-- OBJECTIVE --
Quote the data exactly, first line to the line containing "ax.axvline(xe, color='black', linewidth=3.8)", with no pictures.

-- SOURCE MATERIAL --
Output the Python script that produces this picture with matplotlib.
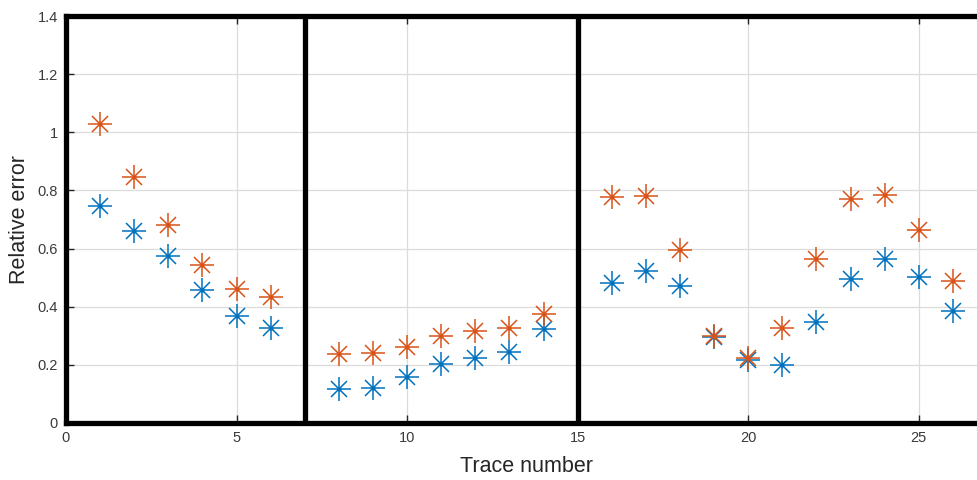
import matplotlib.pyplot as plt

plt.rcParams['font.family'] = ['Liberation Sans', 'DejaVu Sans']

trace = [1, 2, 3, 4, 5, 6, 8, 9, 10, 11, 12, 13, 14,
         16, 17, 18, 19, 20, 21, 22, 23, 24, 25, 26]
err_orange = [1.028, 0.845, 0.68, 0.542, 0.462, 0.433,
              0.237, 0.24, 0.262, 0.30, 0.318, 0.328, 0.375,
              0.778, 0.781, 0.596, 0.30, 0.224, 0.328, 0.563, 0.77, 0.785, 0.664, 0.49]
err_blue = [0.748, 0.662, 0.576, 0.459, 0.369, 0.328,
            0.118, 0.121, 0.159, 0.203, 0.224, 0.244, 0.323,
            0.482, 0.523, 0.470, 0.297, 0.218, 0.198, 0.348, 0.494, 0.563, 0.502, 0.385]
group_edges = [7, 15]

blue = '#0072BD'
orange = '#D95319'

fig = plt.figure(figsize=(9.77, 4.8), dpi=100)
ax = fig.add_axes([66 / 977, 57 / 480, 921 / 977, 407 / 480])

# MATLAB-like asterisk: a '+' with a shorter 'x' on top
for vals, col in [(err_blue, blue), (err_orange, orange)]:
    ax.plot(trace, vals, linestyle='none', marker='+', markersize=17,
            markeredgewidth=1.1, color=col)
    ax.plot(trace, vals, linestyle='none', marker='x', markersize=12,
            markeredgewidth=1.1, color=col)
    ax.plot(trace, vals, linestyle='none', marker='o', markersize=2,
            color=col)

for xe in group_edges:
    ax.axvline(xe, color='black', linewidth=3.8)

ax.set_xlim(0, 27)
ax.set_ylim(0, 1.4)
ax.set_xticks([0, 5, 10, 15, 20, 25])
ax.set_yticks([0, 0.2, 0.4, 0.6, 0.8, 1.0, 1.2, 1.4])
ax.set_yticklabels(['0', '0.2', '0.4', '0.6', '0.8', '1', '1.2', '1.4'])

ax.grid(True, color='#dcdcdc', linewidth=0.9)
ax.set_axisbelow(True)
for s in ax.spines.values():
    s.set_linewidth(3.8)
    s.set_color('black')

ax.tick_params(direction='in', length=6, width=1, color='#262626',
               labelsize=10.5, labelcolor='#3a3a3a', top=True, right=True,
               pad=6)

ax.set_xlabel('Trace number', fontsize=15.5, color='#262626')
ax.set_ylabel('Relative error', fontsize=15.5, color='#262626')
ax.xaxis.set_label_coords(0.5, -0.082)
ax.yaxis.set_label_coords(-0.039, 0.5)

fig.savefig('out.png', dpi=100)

-- EXERCISE RESULT --
Output the Python script that produces this picture with matplotlib.
import matplotlib.pyplot as plt

plt.rcParams['font.family'] = ['Liberation Sans', 'DejaVu Sans']

trace = [1, 2, 3, 4, 5, 6, 8, 9, 10, 11, 12, 13, 14,
         16, 17, 18, 19, 20, 21, 22, 23, 24, 25, 26]
err_orange = [1.028, 0.845, 0.68, 0.542, 0.462, 0.433,
              0.237, 0.24, 0.262, 0.30, 0.318, 0.328, 0.375,
              0.778, 0.781, 0.596, 0.30, 0.224, 0.328, 0.563, 0.77, 0.785, 0.664, 0.49]
err_blue = [0.748, 0.662, 0.576, 0.459, 0.369, 0.328,
            0.118, 0.121, 0.159, 0.203, 0.224, 0.244, 0.323,
            0.482, 0.523, 0.470, 0.297, 0.218, 0.198, 0.348, 0.494, 0.563, 0.502, 0.385]
group_edges = [7, 15]

blue = '#0072BD'
orange = '#D95319'

fig = plt.figure(figsize=(9.77, 4.8), dpi=100)
ax = fig.add_axes([66 / 977, 57 / 480, 921 / 977, 407 / 480])

# MATLAB-like asterisk: a '+' with a shorter 'x' on top
for vals, col in [(err_blue, blue), (err_orange, orange)]:
    ax.plot(trace, vals, linestyle='none', marker='+', markersize=17,
            markeredgewidth=1.1, color=col)
    ax.plot(trace, vals, linestyle='none', marker='x', markersize=12,
            markeredgewidth=1.1, color=col)
    ax.plot(trace, vals, linestyle='none', marker='o', markersize=2,
            color=col)

for xe in group_edges:
    ax.axvline(xe, color='black', linewidth=3.8)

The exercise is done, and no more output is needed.